Tyre warm-up. The repaired rear may behave differently on the formation lap. Watch his weaving and brake bias adjustments.
First pit window. If Ferrari split strategies with Leclerc and Hamilton, Red Bull can react.
Reliability checks. Any repeat of the Turn 6 snap on laps 5 to 10 will trigger an immediate lift-and-coast instruction.
Conclusion
Qualifying in Austria will be remembered for the confusion of flags and a Mercedes pole, but the lasting line comes from the team that lost. “We lost aero performance on the rear of the car and it gave Max no chance to survive”. That is not spin. It is an admission that in 2026, when cars are faster and more sensitive than ever, a tiny failure at the back can end a lap that looked destined for the front row.

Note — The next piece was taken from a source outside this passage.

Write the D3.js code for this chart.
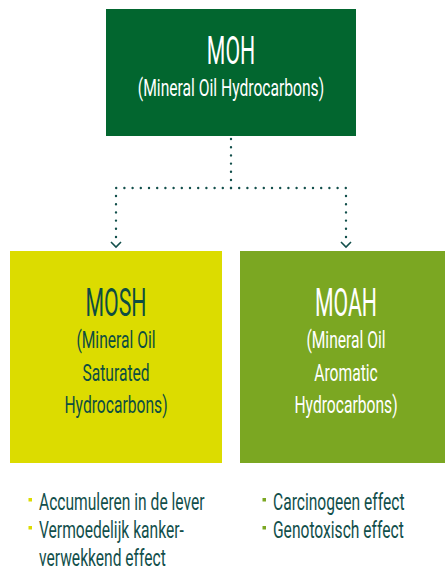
<!DOCTYPE html>
<html>
<head>
<meta charset="utf-8">
<script src="https://cdn.jsdelivr.net/npm/d3@7"></script>
<style>
	html, body { margin: 0; padding: 0; background: #fff; }
	svg text { font-family: Roboto, "DejaVu Sans", sans-serif; }
</style>
</head>
<body>
<div id="chart"></div>
<script>
// boxes: id, title, subtitle lines
var boxIds = ['moh', 'mosh', 'moah']
	, boxTitles = ['MOH', 'MOSH', 'MOAH']
	, boxSubs = [
		['(Mineral Oil Hydrocarbons)'],
		['(Mineral Oil', 'Saturated', 'Hydrocarbons)'],
		['(Mineral Oil', 'Aromatic', 'Hydrocarbons)']
	]
	// bullets under each child box
	, moshBullets = [['Accumuleren in de lever'], ['Vermoedelijk kanker-', 'verwekkend effect']]
	, moahBullets = [['Carcinogeen effect'], ['Genotoxisch effect']]
	;

var W = 445, H = 576
	// horizontal squeeze, reference font is condensed
	, sxTitle = 0.56
	, sxSub = 0.68
	, sxList = 0.65
	, ink = '#124f4b'
	, fills = { moh: '#02662f', mosh: '#dcdc00', moah: '#7ba722' }
	, txt = { moh: '#ffffff', mosh: '#0d4d42', moah: '#ffffff' }
	// box frames
	, frame = {
		moh: { x: 106, y: 9, w: 250, h: 127 },
		mosh: { x: 10, y: 251, w: 212, h: 212 },
		moah: { x: 240, y: 251, w: 210, h: 212 }
	}
	;

var svg = d3.select('#chart').append('svg').attr('width', W).attr('height', H);

var cx = function(id){ return id === 'moah' ? 346 : frame[id].x + frame[id].w/2; };

svg.selectAll('rect.box').data(boxIds).enter().append('rect').attr('class', 'box')
	.attr('x', function(d){ return frame[d].x; })
	.attr('y', function(d){ return frame[d].y; })
	.attr('width', function(d){ return frame[d].w; })
	.attr('height', function(d){ return frame[d].h; })
	.attr('fill', function(d){ return fills[d]; });

// titles and subtitles
boxIds.forEach(function(id, i){
	var top = id === 'moh' ? 64 : 316
		, step = id === 'moh' ? 32 : 32.3;
	svg.append('g').attr('transform', 'translate(' + cx(id) + ',' + top + ') scale(' + sxTitle + ',1)')
		.append('text').attr('text-anchor', 'middle')
		.attr('font-size', 38).attr('fill', txt[id]).text(boxTitles[i]);
	boxSubs[i].forEach(function(line, j){
		svg.append('g').attr('transform', 'translate(' + cx(id) + ',' + (top + step * (j + 1)) + ') scale(' + sxSub + ',1)')
			.append('text').attr('text-anchor', 'middle')
			.attr('font-size', 23).attr('fill', txt[id]).text(line);
	});
});

// dotted connectors
var link = d3.line();
var midY = 188, pcx = cx('moh');
var paths = [
	[[pcx, frame.moh.y + frame.moh.h + 3], [pcx, midY]],
	[[pcx, midY], [cx('mosh'), midY], [cx('mosh'), 243]],
	[[pcx, midY], [cx('moah'), midY], [cx('moah'), 243]]
];
svg.selectAll('path.link').data(paths).enter().append('path').attr('class', 'link')
	.attr('d', link).attr('fill', 'none').attr('stroke', ink).attr('stroke-width', 2.4)
	.attr('stroke-linecap', 'round').attr('stroke-dasharray', '0 8.2');

// chevrons
svg.selectAll('path.arrow').data(['mosh', 'moah']).enter().append('path').attr('class', 'arrow')
	.attr('d', function(d){
		var x = cx(d);
		return 'M' + (x - 5) + ',' + 242 + 'L' + x + ',' + 247 + 'L' + (x + 5) + ',' + 242;
	})
	.attr('fill', 'none').attr('stroke', ink).attr('stroke-width', 1.6);

// bullet lists
function bullets(list, x, color){
	var y = 510;
	list.forEach(function(lines){
		svg.append('rect').attr('x', x).attr('y', y - 12).attr('width', 3.5).attr('height', 3.5).attr('fill', color);
		lines.forEach(function(line){
			svg.append('g').attr('transform', 'translate(' + (x + 10.5) + ',' + y + ') scale(' + sxList + ',1)')
				.append('text').attr('font-size', 24).attr('fill', ink).text(line);
			y += 28;
		});
	});
}
bullets(moshBullets, 28.5, fills.mosh);
bullets(moahBullets, 262.5, fills.moah);
</script>
</body>
</html>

Verstappen starts fifth, angry but unhurt, with a car that will be rebuilt overnight and a team that has publicly put its arm around him. If the RB22 is as quick in race trim as Friday suggested, Sunday offers the perfect stage for the kind of recovery drive that has defined his career. If the problem persists, Austria could mark the moment Red Bull’s upgrade push hit its first real reliability wall.
Either way, the crash was not about a driver overstepping. It was about a car stepping out from underneath him, and a team willing to say so out loud.